Things now get worse. Another attempt at reconciliation ends when Tony so insults Yassser that the latter punches him, breaking a couple of ribs. When Sherine nearly loses their child, it only further enflames his rage. By now Tony has decided to go for broke, appealing the case to a higher court and hiring a prominent Christian lawyer, Wajdi Wehbe (Camille Salameh), who sees the political hay that can be made, to present his case before a panel headed by a female judge (Julia Kassar).
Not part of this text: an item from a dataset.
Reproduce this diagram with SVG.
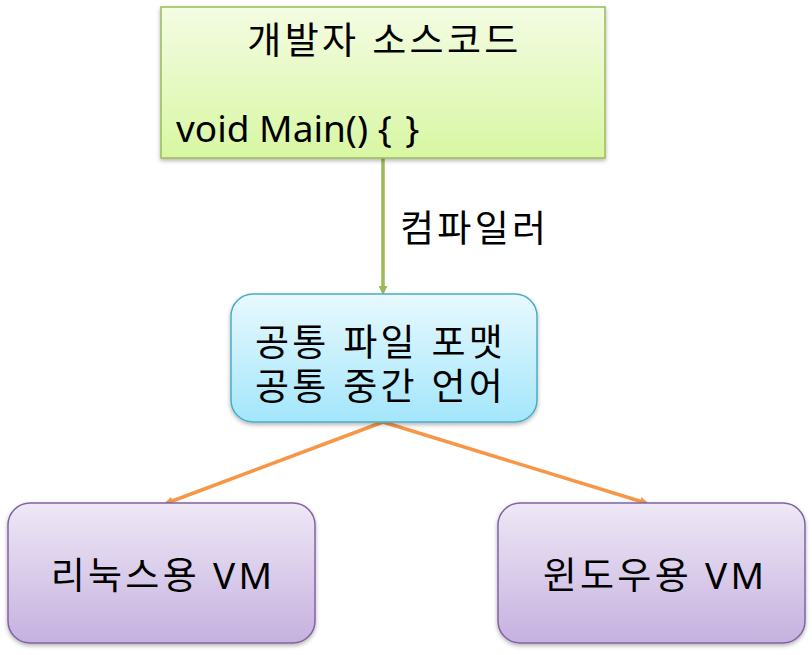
<svg xmlns="http://www.w3.org/2000/svg" width="812" height="655" viewBox="0 0 812 655">
<defs>
<linearGradient id="gGreen" x1="0" y1="0" x2="0" y2="1"><stop offset="0" stop-color="#f4fce3"/><stop offset="1" stop-color="#d8f7a3"/></linearGradient>
<linearGradient id="gBlue" x1="0" y1="0" x2="0" y2="1"><stop offset="0" stop-color="#e8f9fe"/><stop offset="1" stop-color="#a3e6fb"/></linearGradient>
<linearGradient id="gPurple" x1="0" y1="0" x2="0" y2="1"><stop offset="0" stop-color="#eee8f6"/><stop offset="1" stop-color="#c6b1df"/></linearGradient>
<filter id="sh" x="-10%" y="-10%" width="120%" height="130%"><feDropShadow dx="0" dy="2" stdDeviation="2" flood-color="#000" flood-opacity="0.3"/></filter>
<marker id="aGreen" markerWidth="9" markerHeight="9" refX="6" refY="4.5" orient="auto" markerUnits="userSpaceOnUse" viewBox="0 0 9 9"><path d="M0,0 L9,4.5 L0,9 Z" fill="#9bbb59"/></marker>
<marker id="aOrange" markerWidth="9" markerHeight="9" refX="6" refY="4.5" orient="auto" markerUnits="userSpaceOnUse" viewBox="0 0 9 9"><path d="M0,0 L9,4.5 L0,9 Z" fill="#f79646"/></marker>
</defs>
<style>
text { font-family: "Noto Sans", "Noto Sans CJK KR", sans-serif; font-size: 37px; fill: #000; }
.k { letter-spacing: 3.3px; }
.c { text-anchor: middle; }
.t { font-family: "Liberation Sans", "Noto Sans CJK KR", sans-serif; }
</style>
<g id="connectors">
<line x1="383" y1="158" x2="383" y2="292" stroke="#9bbb59" stroke-width="3.5" marker-end="url(#aGreen)"/>
<line x1="383" y1="422" x2="167" y2="503" stroke="#f79646" stroke-width="3.5" marker-end="url(#aOrange)"/>
<line x1="383" y1="422" x2="646" y2="503" stroke="#f79646" stroke-width="3.5" marker-end="url(#aOrange)"/>
<text class="k" x="400" y="242">컴파일러</text>
</g>
<g id="source">
<rect x="161" y="7" width="444" height="151" fill="url(#gGreen)" stroke="#9bbb59" stroke-width="1.5" filter="url(#sh)"/>
<text class="c k" x="384.5" y="54">개발자 소스코드</text>
<text x="176" y="142">void Main() {<tspan dx="4"> }</tspan></text>
</g>
<g id="cil">
<rect x="231" y="294" width="306" height="128" rx="22" fill="url(#gBlue)" stroke="#4bacc6" stroke-width="1.5" filter="url(#sh)"/>
<text class="k t" x="255" y="356">공통 파일 포맷</text>
<text class="k t" x="255" y="400">공통 중간 언어</text>
</g>
<g id="linux">
<rect x="8" y="503" width="307" height="140" rx="22" fill="url(#gPurple)" stroke="#8064a2" stroke-width="1.5" filter="url(#sh)"/>
<text class="c k" x="163" y="589">리눅스용 VM</text>
</g>
<g id="windows">
<rect x="498" y="503" width="307" height="140" rx="22" fill="url(#gPurple)" stroke="#8064a2" stroke-width="1.5" filter="url(#sh)"/>
<text class="c k" x="655" y="589">윈도우용 VM</text>
</g>
</svg>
But Yassser is not without resources: a young, inexperienced lawyer named Nadine (Diamand Bou Abboud)—who will eventually be revealed to have a strong family tie to Wajdi—offers her services to him. The courtroom confrontation that results is reflected in increasing street violence between the opposing forces in the country, and even the intervention of the president cannot bring a solution.

The denouement comes when Wajdi presents evidence that explains, to some degree at least, the source of his client’s implacable hatred of Muslims. By this time both men have come to realize the damage their dispute has brought to their families and the nation, and reached a kind of private reconciliation. But their recognition of the pain that the other has suffered cannot paper over the divisions that still roil the general populace.

“The Insult,” in must be admitted, is not a subtle film: it is definitely schematic, and makes it points passionately and directly. That’s reflected in the performances, which can be accused in some cases (Karam in particular) of being over-the-top, especially in contrast to the quiet desperation El Basha so beautifully conveys. But it is undeniably effective in disclosing the seeds of the internecine conflict in Lebanon, and Doueiri skillfully weaves together the personal and political elements in the script he has fashioned with Joëlle Touma. Working with cinematographer Tommaso Fiorillli, he also juggles the different visual styles of the courtroom sequences and the grittier domestic ones.

“The Insult” may remind you of some of the films that have come out of Iran in recent years. That is high praise.